MELBOURNE: Danielle Collins faces a daunting task in the Australian Open final on Saturday against a world number one who is aiming to become the first homegrown women's champion in 44 years, backed by a fiercely partisan crowd.

But the resurgent American is reday to tackle top seed and clear favourite Ashleigh Barty.

A raging Collins was in "the zone" to take apart Polish seventh seed Iga Swiatek and make her first Grand Slam final. She knows if she can find the sweet spot again on Saturday she has a chance.

"I think for me when I have a really clear idea of my tactics and what I want to do, it's easier for me to get there," said the 27th seed, who is pain-free after surgery last year for endometriosis.

"But then, you know, just like any other athlete and I think all of us on tour, you know, we have days where we try to get in the zone and we can't.

"But I think it really helps when you can have a real clear road map to what you want to do on court and how you want to execute your game plan."

The big-hitting Collins will need to bring more than just raw power to counter the tactical Barty who has been rampant so far, winning 20 of 21 sets this year.

As Jessica Pegula put it after losing to the Australian in the quarter-finals: "I think she's definitely living in everyone's head a little bit.

"I don't think anyone is going to feel great going out to play her because they know they have to play really well."

But Collins has proven at Melbourne Park that she belongs on the big stage, and has pushed Barty hard in their previous four matches, winning their previous encounter in Adelaide last year in straight sets.

"I'm going to have to kind of look back at some of the matches that we have played in the past and sit down and think about what worked well and maybe some of the things that didn't work as well and just try to come up with the best game plan possible," she said.

Working against Barty could be the weight of expectation.

She is the first Australian woman into the decider of her home Grand Slam since Wendy Turnbull in 1980 and is aiming to become the first winner since Chris O'Neil in 1978.

But the two-time Grand Slam champion -- at the 2019 French Open and Wimbledon in 2021-- appears relaxed and ready to accept the extra pressure.

Asked how she would prepare for one of the biggest matches of her career, she replied: "Same old. I'm a creature of habit. Not a lot will change for us. The preparation stays the same, process is the same.

"I'm able to switch off when I'm not here on site and that makes the time when we are on site more enjoyable, more special, and then we switch on and get ready to go."
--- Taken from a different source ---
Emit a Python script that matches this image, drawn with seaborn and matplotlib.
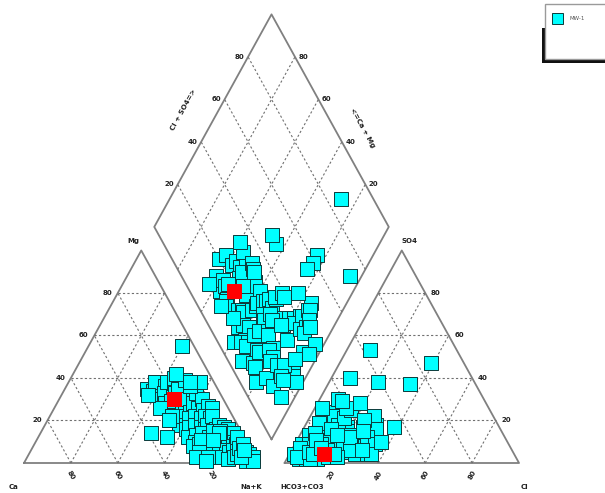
import numpy as np
import pandas as pd
import matplotlib
matplotlib.use("Agg")
import matplotlib.pyplot as plt
import seaborn as sns
from matplotlib.patches import Rectangle

sns.set_theme(style="white")
plt.rcParams['font.family'] = ['DejaVu Sans']

# ---- sample chemistry (meq %) ----
ca = [30, 28, 25, 22, 27, 24, 20, 18, 26, 16, 21, 19, 23, 15, 29, 17, 12, 31, 14, 20, 5,
      20, 18, 15, 22, 12, 17, 25, 14, 10, 19, 23, 13, 16, 9, 21, 11, 18, 14, 24, 8,
      16, 12, 20, 7, 15, 10, 22, 13, 17, 9, 26, 28, 11, 33, 39, 6, 10,
      12, 15, 10, 18, 8, 14, 20, 9, 11, 16, 6, 13, 7, 17, 10, 5, 12, 15, 8, 9,
      4, 11, 14, 6, 7, 10, 5, 8, 12, 4, 6, 9, 3, 5, 7, 24, 21, 19, 23, 25, 20, 22,
      3, 4, 2, 3, 2, 1, 5, 2, 4, 3, 5, 2, 6, 3,
      12, 9, 10, 14]
mg = [35, 34, 38, 36, 30, 33, 38, 36, 28, 40, 31, 33, 29, 37, 26, 35, 39, 32, 42, 30, 55,
      25, 27, 30, 22, 32, 24, 18, 28, 33, 21, 16, 26, 22, 30, 17, 25, 18, 21, 12, 27,
      17, 22, 13, 26, 16, 21, 10, 18, 14, 22, 22, 20, 36, 12, 14, 38, 38,
      15, 12, 16, 9, 18, 11, 6, 14, 12, 8, 17, 9, 14, 5, 10, 16, 7, 4, 11, 8,
      14, 6, 3, 10, 8, 5, 9, 6, 2, 8, 6, 3, 8, 5, 4, 8, 9, 11, 5, 3, 3, 1,
      5, 3, 4, 2, 2, 3, 1, 1, 10, 12, 7, 9, 3, 6,
      15, 15, 14, 11]
so4 = [8, 5, 10, 6, 4, 12, 3, 7, 9, 5, 2, 11, 6, 8, 3, 14, 4, 6, 10, 18, 12,
       6, 9, 4, 7, 12, 3, 5, 10, 8, 13, 2, 6, 15, 4, 7, 11, 5, 9, 3, 16,
       6, 20, 8, 2, 10, 5, 13, 4, 17, 7, 24, 19, 22, 9, 2, 18, 40,
       5, 8, 3, 6, 12, 2, 9, 15, 4, 7, 10, 18, 5, 11, 3, 21, 8, 14, 6, 25,
       4, 10, 2, 17, 28, 22, 7, 30, 16, 12, 5, 20, 26, 9, 3, 13, 26, 29, 4, 16, 10, 6,
       8, 12, 4, 37, 15, 6, 10, 3, 6, 9, 4, 11, 7, 13,
       47, 53, 38, 17]
cl = [12, 10, 14, 18, 9, 15, 14, 20, 8, 11, 12, 19, 7, 16, 15, 13, 8, 4, 22, 15, 21,
      10, 14, 12, 6, 18, 9, 13, 8, 21, 17, 5, 16, 10, 11, 19, 6, 24, 3, 7, 14,
      20, 12, 5, 9, 15, 26, 4, 2, 18, 13, 8, 5, 10, 3, 8, 30, 8,
      10, 16, 7, 21, 11, 13, 6, 19, 28, 3, 24, 14, 17, 9, 4, 15, 30, 6, 12, 16,
      33, 20, 10, 25, 18, 27, 14, 8, 31, 29, 8, 24, 13, 34, 17, 22, 3, 10, 35, 12, 36, 25,
      18, 22, 10, 35, 26, 30, 14, 21, 15, 11, 19, 8, 12, 16,
      39, 10, 21, 38]

# highlighted sample
hl_ca, hl_mg, hl_so4, hl_cl = [21], [30], [4], [15]

series_name = "MW-1"
tick_vals = [20, 40, 60, 80]

# ---- geometry ----
H = np.sqrt(3) / 2
GAP = 0.111
BX, BY = 1 + GAP / 2, GAP * H        # bottom vertex of the diamond


def cation_xy(c, m):
    c, m = np.asarray(c, float) / 100, np.asarray(m, float) / 100
    nak = 1 - c - m
    return nak + 0.5 * m, H * m


def anion_xy(s, l):
    s, l = np.asarray(s, float) / 100, np.asarray(l, float) / 100
    return 1 + GAP + l + 0.5 * s, H * s


def diamond_xy(c, m, s, l):
    p = (np.asarray(s, float) + np.asarray(l, float)) / 100
    q = (np.asarray(c, float) + np.asarray(m, float)) / 100
    return BX + 0.5 * (p - q), BY + H * (p + q)


def build(c, m, s, l):
    xs, ys = [], []
    for fx, fy in (cation_xy(c, m), anion_xy(s, l), diamond_xy(c, m, s, l)):
        xs.append(fx)
        ys.append(fy)
    return pd.DataFrame({"x": np.concatenate(xs), "y": np.concatenate(ys)})


pts = build(ca, mg, so4, cl)
hl = build(hl_ca, hl_mg, hl_so4, hl_cl)

fig = plt.figure(figsize=(6.05, 4.93), dpi=100)
ax = fig.add_axes([0, 0, 1, 1])
ax.set_xlim(-0.10235, 2.4776)
ax.set_ylim(-0.12225, 1.8867)
ax.axis("off")

edge_kw = dict(color="#808080", lw=1.3, zorder=1)
grid_kw = dict(color="#707070", lw=0.8, ls=(0, (2, 2)), zorder=1)
lab_kw = dict(fontsize=5, fontweight="bold", color="#222222", ha="center", va="center")

# ---- left (cation) triangle ----
ax.plot([0, 1, 0.5, 0], [0, 0, H, 0], **edge_kw)
for v in tick_vals:
    t = v / 100
    ax.plot([0.5 * t, 1 - 0.5 * t], [H * t, H * t], **grid_kw)
    ax.plot([1 - t, 0.5 * (1 - t)], [0, H * (1 - t)], **grid_kw)
    ax.plot([t, t + 0.5 * (1 - t)], [0, H * (1 - t)], **grid_kw)
    ax.text(0.5 * t - 0.045, H * t, str(v), **lab_kw)
    ax.text(1 - t, -0.05, str(v), rotation=-60, **lab_kw)
ax.text(-0.043, -0.098, "Ca", **lab_kw)
ax.text(0.968, -0.098, "Na+K", **lab_kw)
ax.text(0.465, 0.905, "Mg", **lab_kw)

# ---- right (anion) triangle ----
X0 = 1 + GAP
ax.plot([X0, X0 + 1, X0 + 0.5, X0], [0, 0, H, 0], **edge_kw)
for v in tick_vals:
    t = v / 100
    ax.plot([X0 + 0.5 * t, X0 + 1 - 0.5 * t], [H * t, H * t], **grid_kw)
    ax.plot([X0 + t, X0 + 0.5 * t], [0, H * t], **grid_kw)
    ax.plot([X0 + t, X0 + t + 0.5 * (1 - t)], [0, H * (1 - t)], **grid_kw)
    ax.text(X0 + 1 - 0.5 * t + 0.045, H * t, str(v), **lab_kw)
    ax.text(X0 + t, -0.05, str(v), rotation=60, **lab_kw)
ax.text(1.185, -0.098, "HCO3+CO3", **lab_kw)
ax.text(2.136, -0.098, "Cl", **lab_kw)
ax.text(1.642, 0.905, "SO4", **lab_kw)

# ---- central diamond ----
u1 = np.array([0.5, H])
u2 = np.array([-0.5, H])
B = np.array([BX, BY])
corners = np.array([B, B + u1, B + u1 + u2, B + u2, B])
ax.plot(corners[:, 0], corners[:, 1], **edge_kw)
for v in tick_vals:
    t = v / 100
    a, b = B + t * u1, B + t * u1 + u2
    ax.plot([a[0], b[0]], [a[1], b[1]], **grid_kw)
    a, b = B + t * u2, B + t * u2 + u1
    ax.plot([a[0], b[0]], [a[1], b[1]], **grid_kw)
    pl = B + u2 + t * u1
    ax.text(pl[0] - 0.035, pl[1], str(v), **lab_kw)
    pr = B + u1 + t * u2
    ax.text(pr[0] + 0.035, pr[1], str(v), **lab_kw)
ax.text(0.678, 1.438, "Cl + SO4=>", rotation=61, **lab_kw)
ax.text(1.441, 1.365, "<=Ca + Mg", rotation=-61, **lab_kw)

# ---- samples ----
sns.scatterplot(data=pts, x="x", y="y", marker="s", s=95, color="#00ffff",
                edgecolor="#0c3a3a", linewidth=0.7, legend=False, ax=ax, zorder=3)
sns.scatterplot(data=hl, x="x", y="y", marker="s", s=95, color="#ff0000",
                edgecolor="#ff0000", linewidth=0.7, legend=False, ax=ax, zorder=4)


# ---- legend box ----
def fr(px, py, w, h):
    return (px / 605, 1 - (py + h) / 493), w / 605, h / 493


xy, w, h = fr(542, 28, 70, 35)
fig.patches.append(Rectangle(xy, w, h, transform=fig.transFigure,
                             facecolor="#111111", edgecolor="none", zorder=5))
xy, w, h = fr(545, 4, 70, 55)
fig.patches.append(Rectangle(xy, w, h, transform=fig.transFigure,
                             facecolor="white", edgecolor="#9a9a9a", lw=1, zorder=6))
xy, w, h = fr(552, 13, 11, 11)
fig.patches.append(Rectangle(xy, w, h, transform=fig.transFigure,
                             facecolor="#00ffff", edgecolor="#0c3a3a", lw=0.7, zorder=7))
fig.text(570 / 605, 1 - 18.5 / 493, series_name, fontsize=4, color="#555555",
         ha="left", va="center", zorder=8)

fig.savefig("out.png", dpi=100, facecolor="white")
Barty has repeatedly pointed during the tournament to her ability to "problem-solve" while on court, a trait she has worked on with coach Craig Tyzzer.

That will again come into play against Collins, who is not just one of the game's hardest hitters, but also one of its most passionate, in stark contrast to an unflustered Barty.

"I think the way she's able to control the baseline and really take the game on she's one of the most fierce competitors out here. She loves to get in your face and loves to really take it on," said Barty.

"It's going to be a challenge for me to try and neutralise as best that I can. I think the challenge is going to be trying to get her off-balance."